►

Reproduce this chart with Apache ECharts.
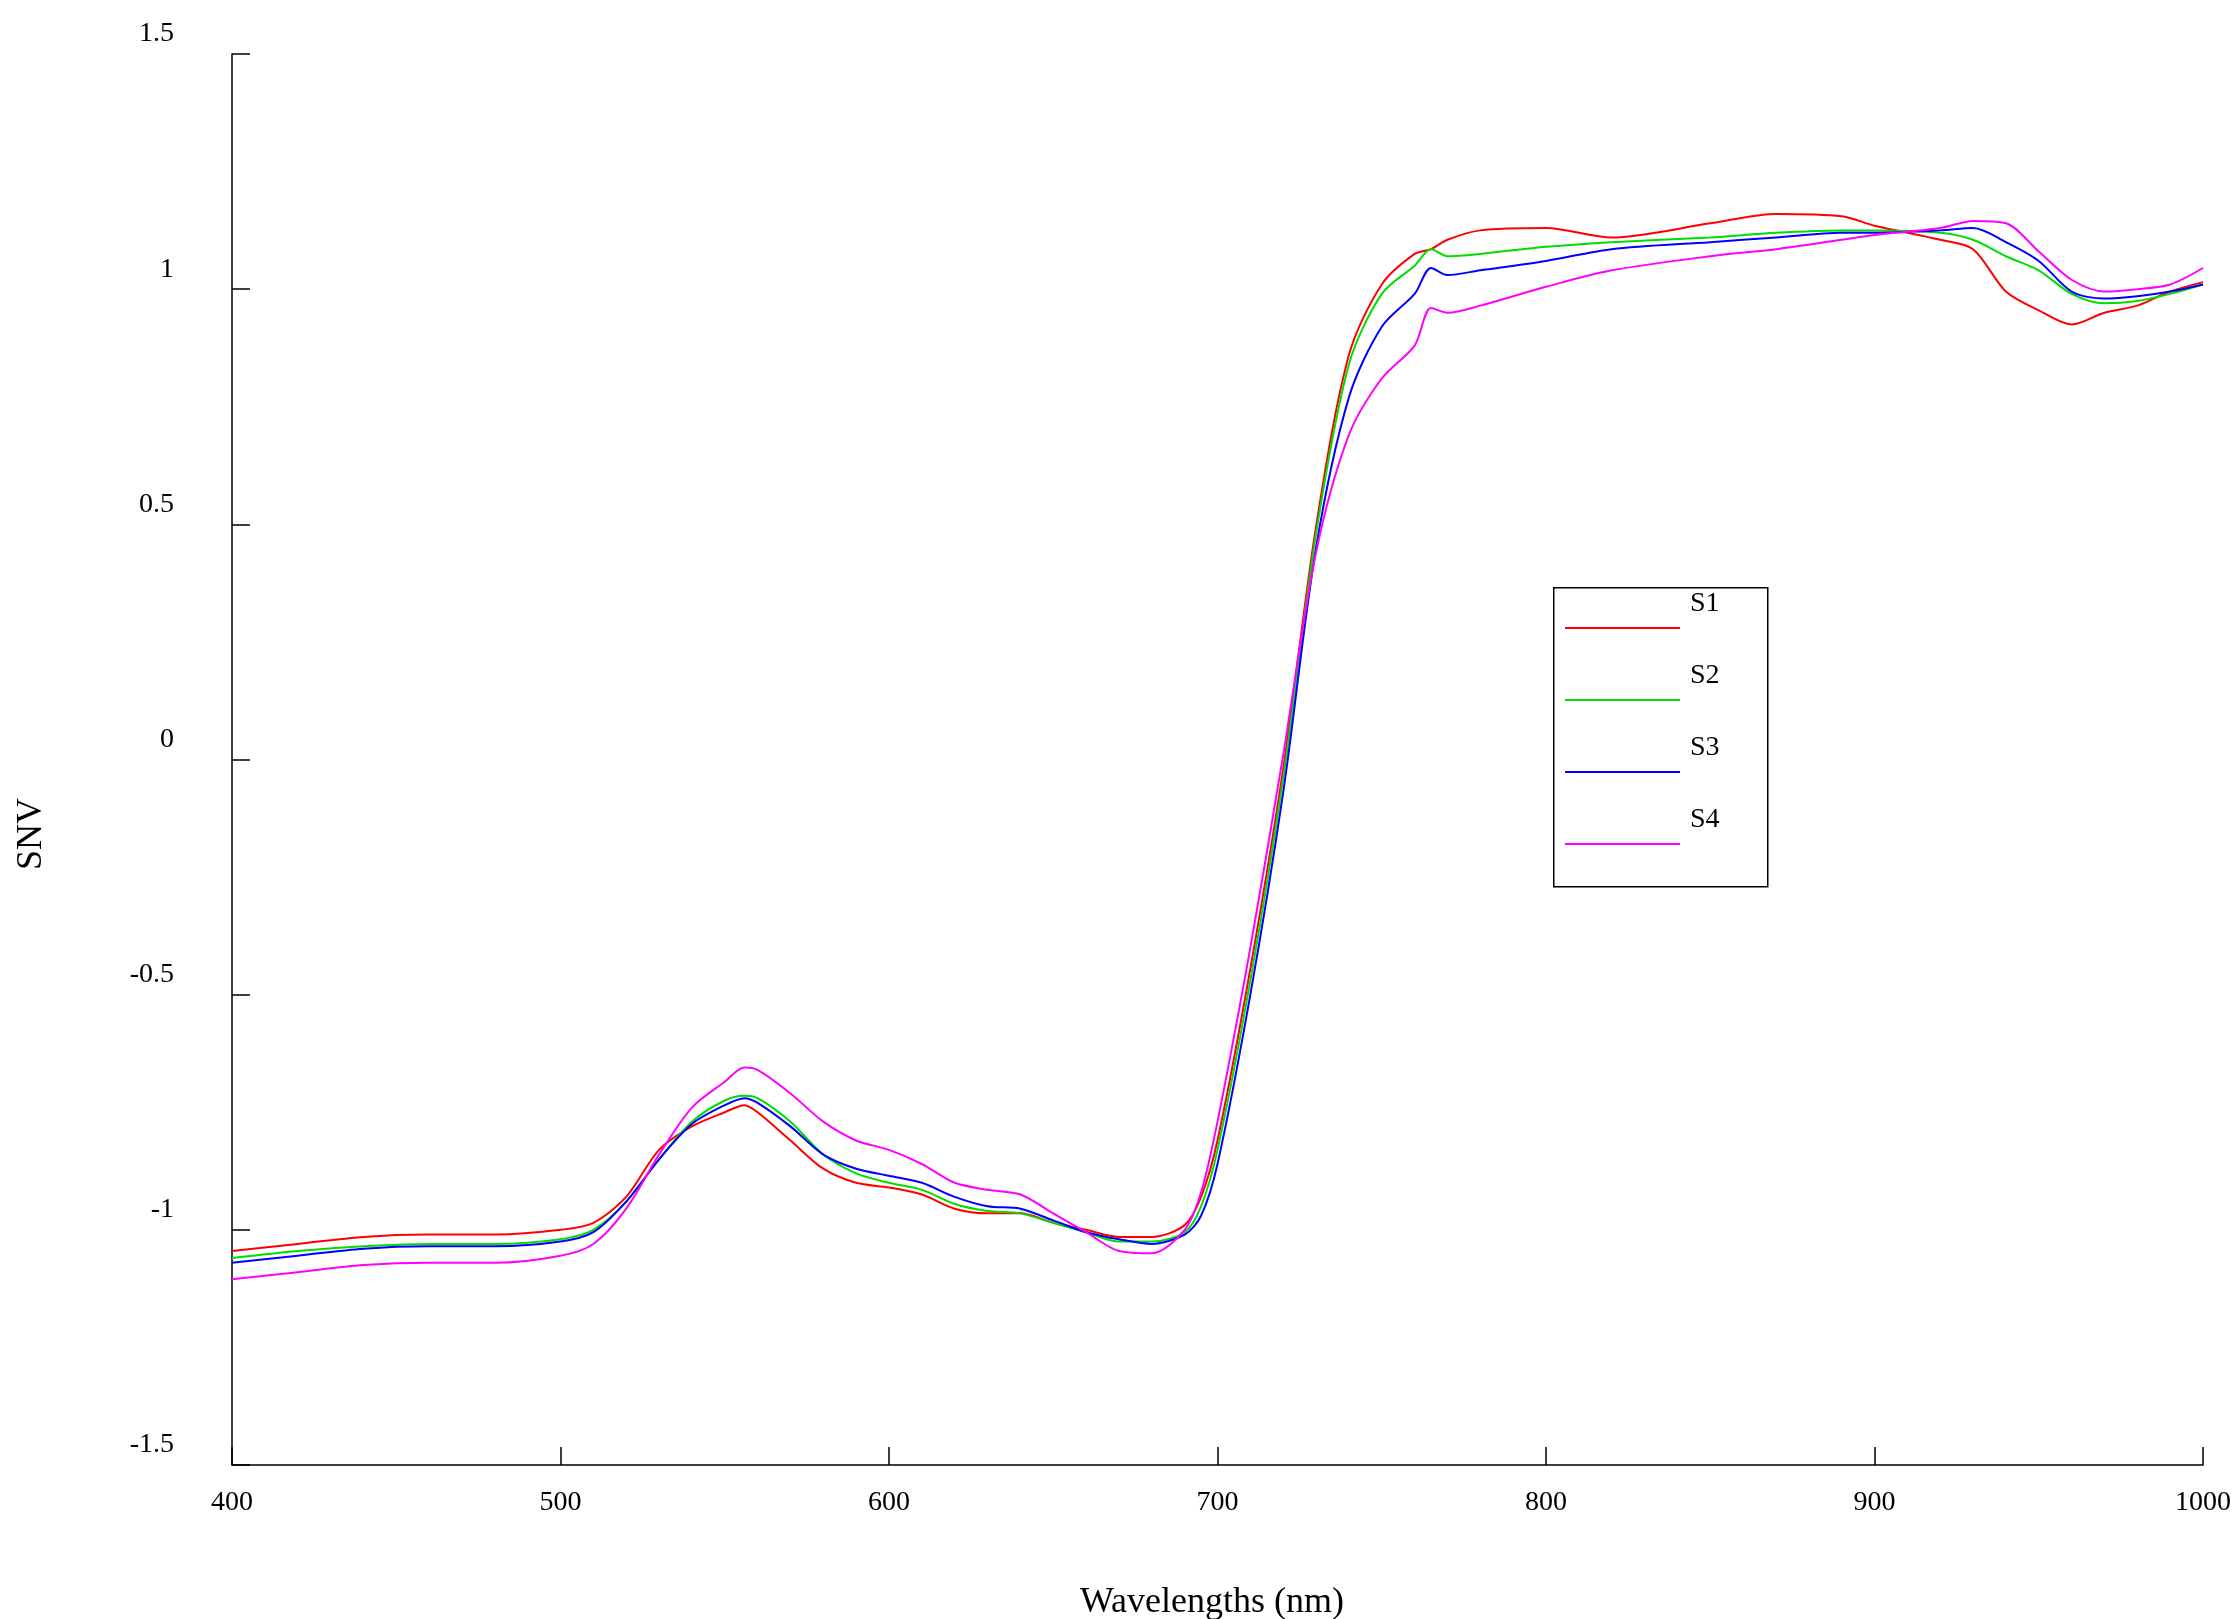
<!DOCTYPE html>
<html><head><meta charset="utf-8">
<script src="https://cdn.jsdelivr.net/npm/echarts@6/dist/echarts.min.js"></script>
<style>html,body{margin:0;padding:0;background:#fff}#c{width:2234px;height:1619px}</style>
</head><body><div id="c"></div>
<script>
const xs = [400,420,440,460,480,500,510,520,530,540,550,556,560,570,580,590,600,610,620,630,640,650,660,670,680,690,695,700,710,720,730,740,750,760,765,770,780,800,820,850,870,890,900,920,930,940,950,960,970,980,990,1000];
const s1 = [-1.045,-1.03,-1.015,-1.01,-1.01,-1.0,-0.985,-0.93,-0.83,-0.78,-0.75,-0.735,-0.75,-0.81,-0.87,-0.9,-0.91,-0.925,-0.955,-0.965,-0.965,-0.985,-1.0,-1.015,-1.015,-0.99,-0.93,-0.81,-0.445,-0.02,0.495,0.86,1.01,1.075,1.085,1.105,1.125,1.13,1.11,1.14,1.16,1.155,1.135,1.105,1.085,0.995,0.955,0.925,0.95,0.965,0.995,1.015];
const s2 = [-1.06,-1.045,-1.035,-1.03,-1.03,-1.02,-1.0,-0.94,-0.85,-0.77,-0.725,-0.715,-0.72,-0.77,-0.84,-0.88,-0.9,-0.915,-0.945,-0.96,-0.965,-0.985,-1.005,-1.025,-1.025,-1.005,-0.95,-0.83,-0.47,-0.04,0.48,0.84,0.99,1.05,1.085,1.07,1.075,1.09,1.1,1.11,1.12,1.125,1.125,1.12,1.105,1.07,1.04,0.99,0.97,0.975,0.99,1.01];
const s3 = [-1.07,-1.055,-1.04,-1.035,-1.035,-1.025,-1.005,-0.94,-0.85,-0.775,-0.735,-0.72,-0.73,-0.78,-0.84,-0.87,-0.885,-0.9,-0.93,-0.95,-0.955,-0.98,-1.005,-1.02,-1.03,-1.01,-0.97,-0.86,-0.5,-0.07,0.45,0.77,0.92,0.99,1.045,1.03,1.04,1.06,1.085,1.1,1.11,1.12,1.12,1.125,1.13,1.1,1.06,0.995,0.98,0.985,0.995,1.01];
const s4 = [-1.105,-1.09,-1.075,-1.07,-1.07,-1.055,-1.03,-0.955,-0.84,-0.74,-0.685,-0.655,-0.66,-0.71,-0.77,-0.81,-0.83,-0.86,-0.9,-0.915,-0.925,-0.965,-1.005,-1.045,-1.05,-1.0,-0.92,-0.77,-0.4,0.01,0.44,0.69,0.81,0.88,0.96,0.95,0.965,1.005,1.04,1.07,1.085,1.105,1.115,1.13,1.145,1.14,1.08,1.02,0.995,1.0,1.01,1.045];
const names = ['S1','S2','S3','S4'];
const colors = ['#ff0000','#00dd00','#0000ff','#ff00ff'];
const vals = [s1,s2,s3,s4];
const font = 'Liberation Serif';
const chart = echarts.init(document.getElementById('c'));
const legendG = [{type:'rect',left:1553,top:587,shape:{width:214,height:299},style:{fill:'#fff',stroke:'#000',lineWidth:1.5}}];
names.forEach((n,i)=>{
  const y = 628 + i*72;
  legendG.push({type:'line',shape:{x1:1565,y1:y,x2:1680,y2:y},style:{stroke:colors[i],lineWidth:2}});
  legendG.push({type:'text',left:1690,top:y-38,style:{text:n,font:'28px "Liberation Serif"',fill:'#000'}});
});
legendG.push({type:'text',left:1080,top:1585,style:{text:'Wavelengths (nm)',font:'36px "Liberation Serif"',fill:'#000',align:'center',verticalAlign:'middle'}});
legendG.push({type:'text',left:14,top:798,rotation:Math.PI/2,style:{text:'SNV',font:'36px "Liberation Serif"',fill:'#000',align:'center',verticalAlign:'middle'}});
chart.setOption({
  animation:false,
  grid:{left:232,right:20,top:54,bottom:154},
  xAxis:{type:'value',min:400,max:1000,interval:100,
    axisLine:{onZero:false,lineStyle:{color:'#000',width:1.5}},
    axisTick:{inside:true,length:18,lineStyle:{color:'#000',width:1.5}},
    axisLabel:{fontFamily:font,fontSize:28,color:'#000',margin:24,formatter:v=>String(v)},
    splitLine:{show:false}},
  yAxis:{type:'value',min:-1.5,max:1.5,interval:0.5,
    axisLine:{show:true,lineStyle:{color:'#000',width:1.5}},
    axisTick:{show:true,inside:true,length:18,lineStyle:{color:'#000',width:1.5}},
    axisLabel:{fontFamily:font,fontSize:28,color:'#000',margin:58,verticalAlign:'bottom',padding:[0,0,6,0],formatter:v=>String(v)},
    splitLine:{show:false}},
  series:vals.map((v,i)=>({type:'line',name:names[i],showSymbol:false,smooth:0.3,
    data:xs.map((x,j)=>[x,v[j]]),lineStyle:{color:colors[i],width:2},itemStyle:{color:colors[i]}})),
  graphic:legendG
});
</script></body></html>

◄

> **GIVEN TASK**
Take the data above and repeat it exactly, leaving each picture out.

> **RESULT FOR THIS EXERCISE**
Reproduce this chart with Apache ECharts.
<!DOCTYPE html>
<html><head><meta charset="utf-8">
<script src="https://cdn.jsdelivr.net/npm/echarts@6/dist/echarts.min.js"></script>
<style>html,body{margin:0;padding:0;background:#fff}#c{width:2234px;height:1619px}</style>
</head><body><div id="c"></div>
<script>
const xs = [400,420,440,460,480,500,510,520,530,540,550,556,560,570,580,590,600,610,620,630,640,650,660,670,680,690,695,700,710,720,730,740,750,760,765,770,780,800,820,850,870,890,900,920,930,940,950,960,970,980,990,1000];
const s1 = [-1.045,-1.03,-1.015,-1.01,-1.01,-1.0,-0.985,-0.93,-0.83,-0.78,-0.75,-0.735,-0.75,-0.81,-0.87,-0.9,-0.91,-0.925,-0.955,-0.965,-0.965,-0.985,-1.0,-1.015,-1.015,-0.99,-0.93,-0.81,-0.445,-0.02,0.495,0.86,1.01,1.075,1.085,1.105,1.125,1.13,1.11,1.14,1.16,1.155,1.135,1.105,1.085,0.995,0.955,0.925,0.95,0.965,0.995,1.015];
const s2 = [-1.06,-1.045,-1.035,-1.03,-1.03,-1.02,-1.0,-0.94,-0.85,-0.77,-0.725,-0.715,-0.72,-0.77,-0.84,-0.88,-0.9,-0.915,-0.945,-0.96,-0.965,-0.985,-1.005,-1.025,-1.025,-1.005,-0.95,-0.83,-0.47,-0.04,0.48,0.84,0.99,1.05,1.085,1.07,1.075,1.09,1.1,1.11,1.12,1.125,1.125,1.12,1.105,1.07,1.04,0.99,0.97,0.975,0.99,1.01];
const s3 = [-1.07,-1.055,-1.04,-1.035,-1.035,-1.025,-1.005,-0.94,-0.85,-0.775,-0.735,-0.72,-0.73,-0.78,-0.84,-0.87,-0.885,-0.9,-0.93,-0.95,-0.955,-0.98,-1.005,-1.02,-1.03,-1.01,-0.97,-0.86,-0.5,-0.07,0.45,0.77,0.92,0.99,1.045,1.03,1.04,1.06,1.085,1.1,1.11,1.12,1.12,1.125,1.13,1.1,1.06,0.995,0.98,0.985,0.995,1.01];
const s4 = [-1.105,-1.09,-1.075,-1.07,-1.07,-1.055,-1.03,-0.955,-0.84,-0.74,-0.685,-0.655,-0.66,-0.71,-0.77,-0.81,-0.83,-0.86,-0.9,-0.915,-0.925,-0.965,-1.005,-1.045,-1.05,-1.0,-0.92,-0.77,-0.4,0.01,0.44,0.69,0.81,0.88,0.96,0.95,0.965,1.005,1.04,1.07,1.085,1.105,1.115,1.13,1.145,1.14,1.08,1.02,0.995,1.0,1.01,1.045];
const names = ['S1','S2','S3','S4'];
const colors = ['#ff0000','#00dd00','#0000ff','#ff00ff'];
const vals = [s1,s2,s3,s4];
const font = 'Liberation Serif';
const chart = echarts.init(document.getElementById('c'));
const legendG = [{type:'rect',left:1553,top:587,shape:{width:214,height:299},style:{fill:'#fff',stroke:'#000',lineWidth:1.5}}];
names.forEach((n,i)=>{
  const y = 628 + i*72;
  legendG.push({type:'line',shape:{x1:1565,y1:y,x2:1680,y2:y},style:{stroke:colors[i],lineWidth:2}});
  legendG.push({type:'text',left:1690,top:y-38,style:{text:n,font:'28px "Liberation Serif"',fill:'#000'}});
});
legendG.push({type:'text',left:1080,top:1585,style:{text:'Wavelengths (nm)',font:'36px "Liberation Serif"',fill:'#000',align:'center',verticalAlign:'middle'}});
legendG.push({type:'text',left:14,top:798,rotation:Math.PI/2,style:{text:'SNV',font:'36px "Liberation Serif"',fill:'#000',align:'center',verticalAlign:'middle'}});
chart.setOption({
  animation:false,
  grid:{left:232,right:20,top:54,bottom:154},
  xAxis:{type:'value',min:400,max:1000,interval:100,
    axisLine:{onZero:false,lineStyle:{color:'#000',width:1.5}},
    axisTick:{inside:true,length:18,lineStyle:{color:'#000',width:1.5}},
    axisLabel:{fontFamily:font,fontSize:28,color:'#000',margin:24,formatter:v=>String(v)},
    splitLine:{show:false}},
  yAxis:{type:'value',min:-1.5,max:1.5,interval:0.5,
    axisLine:{show:true,lineStyle:{color:'#000',width:1.5}},
    axisTick:{show:true,inside:true,length:18,lineStyle:{color:'#000',width:1.5}},
    axisLabel:{fontFamily:font,fontSize:28,color:'#000',margin:58,verticalAlign:'bottom',padding:[0,0,6,0],formatter:v=>String(v)},
    splitLine:{show:false}},
  series:vals.map((v,i)=>({type:'line',name:names[i],showSymbol:false,smooth:0.3,
    data:xs.map((x,j)=>[x,v[j]]),lineStyle:{color:colors[i],width:2},itemStyle:{color:colors[i]}})),
  graphic:legendG
});
</script></body></html>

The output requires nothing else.